* Task statement: Print, word for word, every line from the beginning of the listing up to and including the line with "Chart.register(...registerables);". Pictures are to be excluded.
● ● ●
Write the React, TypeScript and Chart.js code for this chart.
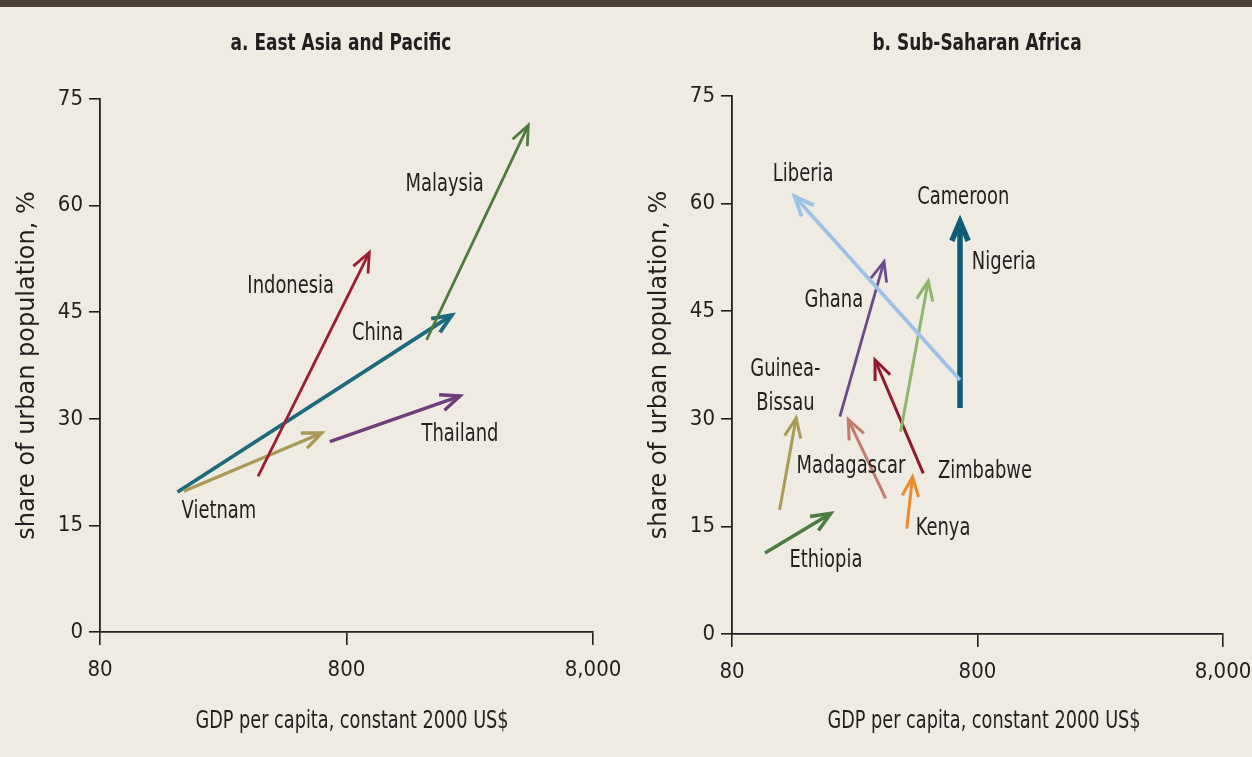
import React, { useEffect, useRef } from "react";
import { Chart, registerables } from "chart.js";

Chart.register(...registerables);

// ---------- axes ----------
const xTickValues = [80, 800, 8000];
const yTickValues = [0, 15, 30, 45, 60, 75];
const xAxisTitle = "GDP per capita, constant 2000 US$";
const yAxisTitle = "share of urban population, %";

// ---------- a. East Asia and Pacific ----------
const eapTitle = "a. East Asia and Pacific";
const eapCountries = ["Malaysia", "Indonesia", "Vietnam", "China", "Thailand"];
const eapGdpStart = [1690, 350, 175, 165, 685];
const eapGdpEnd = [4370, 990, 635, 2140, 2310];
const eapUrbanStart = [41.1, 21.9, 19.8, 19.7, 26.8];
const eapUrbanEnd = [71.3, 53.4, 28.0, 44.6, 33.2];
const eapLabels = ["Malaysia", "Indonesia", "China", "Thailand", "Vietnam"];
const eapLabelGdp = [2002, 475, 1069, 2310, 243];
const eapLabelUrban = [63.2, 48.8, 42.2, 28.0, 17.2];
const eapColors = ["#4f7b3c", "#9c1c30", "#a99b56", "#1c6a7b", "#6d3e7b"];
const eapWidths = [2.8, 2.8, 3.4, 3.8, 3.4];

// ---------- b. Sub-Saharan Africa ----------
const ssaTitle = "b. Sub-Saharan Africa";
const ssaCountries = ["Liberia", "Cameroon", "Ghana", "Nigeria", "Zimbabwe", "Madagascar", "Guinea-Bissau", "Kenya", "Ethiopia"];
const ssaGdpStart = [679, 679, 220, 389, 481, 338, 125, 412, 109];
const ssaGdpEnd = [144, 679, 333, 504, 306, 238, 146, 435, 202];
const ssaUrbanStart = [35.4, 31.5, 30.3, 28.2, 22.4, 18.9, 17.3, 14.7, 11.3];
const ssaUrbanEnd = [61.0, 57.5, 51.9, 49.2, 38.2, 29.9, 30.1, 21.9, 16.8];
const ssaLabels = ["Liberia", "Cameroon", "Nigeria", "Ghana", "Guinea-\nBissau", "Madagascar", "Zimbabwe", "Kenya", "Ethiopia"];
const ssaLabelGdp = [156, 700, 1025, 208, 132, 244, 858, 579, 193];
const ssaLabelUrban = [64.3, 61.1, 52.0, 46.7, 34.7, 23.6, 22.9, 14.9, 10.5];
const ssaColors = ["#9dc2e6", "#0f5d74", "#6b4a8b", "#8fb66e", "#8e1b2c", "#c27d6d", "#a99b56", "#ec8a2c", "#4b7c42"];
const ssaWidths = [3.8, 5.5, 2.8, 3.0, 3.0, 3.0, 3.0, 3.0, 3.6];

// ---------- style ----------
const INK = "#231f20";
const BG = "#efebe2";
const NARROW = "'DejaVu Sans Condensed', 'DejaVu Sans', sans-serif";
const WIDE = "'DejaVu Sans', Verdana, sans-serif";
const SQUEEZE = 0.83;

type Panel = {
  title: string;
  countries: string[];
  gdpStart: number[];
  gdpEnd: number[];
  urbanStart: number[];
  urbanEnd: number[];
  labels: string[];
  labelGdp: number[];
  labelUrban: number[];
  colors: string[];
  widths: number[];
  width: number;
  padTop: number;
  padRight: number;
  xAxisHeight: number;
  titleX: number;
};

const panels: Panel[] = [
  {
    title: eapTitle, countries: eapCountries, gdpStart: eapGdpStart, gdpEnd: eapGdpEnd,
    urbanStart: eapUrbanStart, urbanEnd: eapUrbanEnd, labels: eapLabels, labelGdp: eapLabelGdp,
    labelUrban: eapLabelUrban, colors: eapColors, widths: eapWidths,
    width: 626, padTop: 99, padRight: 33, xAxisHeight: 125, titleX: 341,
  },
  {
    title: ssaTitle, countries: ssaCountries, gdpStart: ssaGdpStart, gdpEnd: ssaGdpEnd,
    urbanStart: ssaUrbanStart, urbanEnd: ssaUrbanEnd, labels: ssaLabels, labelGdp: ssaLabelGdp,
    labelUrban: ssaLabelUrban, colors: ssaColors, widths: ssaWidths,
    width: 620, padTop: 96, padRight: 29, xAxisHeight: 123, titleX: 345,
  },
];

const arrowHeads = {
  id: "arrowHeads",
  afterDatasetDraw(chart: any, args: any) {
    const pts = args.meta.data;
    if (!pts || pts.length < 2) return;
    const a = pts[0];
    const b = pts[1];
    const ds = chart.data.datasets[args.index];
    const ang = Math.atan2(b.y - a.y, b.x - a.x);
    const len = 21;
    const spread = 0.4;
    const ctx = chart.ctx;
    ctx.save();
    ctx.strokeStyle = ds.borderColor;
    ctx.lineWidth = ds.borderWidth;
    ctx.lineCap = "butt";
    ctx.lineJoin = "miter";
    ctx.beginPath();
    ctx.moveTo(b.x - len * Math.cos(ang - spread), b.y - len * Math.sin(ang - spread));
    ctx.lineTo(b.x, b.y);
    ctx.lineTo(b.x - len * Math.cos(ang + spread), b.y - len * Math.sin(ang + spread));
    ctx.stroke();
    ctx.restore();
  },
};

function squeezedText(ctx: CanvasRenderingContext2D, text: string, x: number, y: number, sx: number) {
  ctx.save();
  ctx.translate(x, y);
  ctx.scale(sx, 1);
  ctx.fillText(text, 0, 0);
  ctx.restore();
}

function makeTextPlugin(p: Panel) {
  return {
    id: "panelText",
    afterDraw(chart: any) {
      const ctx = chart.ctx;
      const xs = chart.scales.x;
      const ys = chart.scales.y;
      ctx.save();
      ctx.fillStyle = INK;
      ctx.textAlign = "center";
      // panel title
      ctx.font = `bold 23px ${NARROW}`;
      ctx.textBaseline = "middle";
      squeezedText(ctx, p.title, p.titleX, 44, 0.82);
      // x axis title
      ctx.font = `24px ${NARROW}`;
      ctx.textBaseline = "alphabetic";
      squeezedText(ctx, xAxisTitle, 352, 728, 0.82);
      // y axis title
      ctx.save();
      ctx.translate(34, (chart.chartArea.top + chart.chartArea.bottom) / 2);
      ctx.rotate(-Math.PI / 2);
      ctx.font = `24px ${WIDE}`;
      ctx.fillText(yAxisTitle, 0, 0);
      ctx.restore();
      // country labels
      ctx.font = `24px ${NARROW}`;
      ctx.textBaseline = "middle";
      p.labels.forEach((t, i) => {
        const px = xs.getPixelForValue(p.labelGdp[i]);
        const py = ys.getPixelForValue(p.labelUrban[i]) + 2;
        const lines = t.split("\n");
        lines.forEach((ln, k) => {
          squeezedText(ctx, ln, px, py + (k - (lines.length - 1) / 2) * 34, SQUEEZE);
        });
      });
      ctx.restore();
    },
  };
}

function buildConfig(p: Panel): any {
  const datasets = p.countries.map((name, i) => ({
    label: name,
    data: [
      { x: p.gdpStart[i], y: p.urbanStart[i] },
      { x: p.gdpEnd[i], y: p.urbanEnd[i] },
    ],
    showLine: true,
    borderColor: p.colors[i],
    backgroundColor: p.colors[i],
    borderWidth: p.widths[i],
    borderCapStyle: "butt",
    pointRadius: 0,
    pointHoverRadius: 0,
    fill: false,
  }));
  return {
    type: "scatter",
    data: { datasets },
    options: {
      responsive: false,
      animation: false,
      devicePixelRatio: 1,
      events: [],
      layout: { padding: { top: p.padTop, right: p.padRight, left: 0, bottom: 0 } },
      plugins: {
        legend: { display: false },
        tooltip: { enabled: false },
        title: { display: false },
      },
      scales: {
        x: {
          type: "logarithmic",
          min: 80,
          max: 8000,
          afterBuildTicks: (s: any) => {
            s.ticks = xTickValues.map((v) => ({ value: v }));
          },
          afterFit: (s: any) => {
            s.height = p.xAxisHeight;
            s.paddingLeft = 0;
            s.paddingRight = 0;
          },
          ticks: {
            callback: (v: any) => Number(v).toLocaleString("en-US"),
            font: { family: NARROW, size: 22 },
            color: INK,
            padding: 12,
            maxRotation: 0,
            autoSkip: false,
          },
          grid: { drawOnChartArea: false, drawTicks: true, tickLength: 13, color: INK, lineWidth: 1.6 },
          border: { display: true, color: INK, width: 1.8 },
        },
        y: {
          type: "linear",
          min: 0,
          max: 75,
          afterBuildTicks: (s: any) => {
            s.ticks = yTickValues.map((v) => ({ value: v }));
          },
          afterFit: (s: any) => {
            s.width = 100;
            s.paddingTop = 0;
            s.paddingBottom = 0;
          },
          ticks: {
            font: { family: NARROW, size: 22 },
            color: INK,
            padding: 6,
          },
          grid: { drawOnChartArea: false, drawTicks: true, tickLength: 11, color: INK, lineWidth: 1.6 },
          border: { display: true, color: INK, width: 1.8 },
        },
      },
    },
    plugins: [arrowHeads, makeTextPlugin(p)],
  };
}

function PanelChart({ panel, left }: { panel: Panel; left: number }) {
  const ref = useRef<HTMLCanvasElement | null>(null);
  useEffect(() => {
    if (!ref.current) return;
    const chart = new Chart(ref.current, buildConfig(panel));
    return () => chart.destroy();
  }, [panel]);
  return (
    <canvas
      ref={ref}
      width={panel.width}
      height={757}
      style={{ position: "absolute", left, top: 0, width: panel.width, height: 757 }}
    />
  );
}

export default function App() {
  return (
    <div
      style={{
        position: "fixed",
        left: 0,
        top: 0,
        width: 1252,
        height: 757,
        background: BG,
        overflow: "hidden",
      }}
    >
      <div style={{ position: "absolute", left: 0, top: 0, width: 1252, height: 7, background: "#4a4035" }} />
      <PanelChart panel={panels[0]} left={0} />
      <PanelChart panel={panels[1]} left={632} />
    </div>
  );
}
● ● ●
* Answer to this problem:
Write the React, TypeScript and Chart.js code for this chart.
import React, { useEffect, useRef } from "react";
import { Chart, registerables } from "chart.js";

Chart.register(...registerables);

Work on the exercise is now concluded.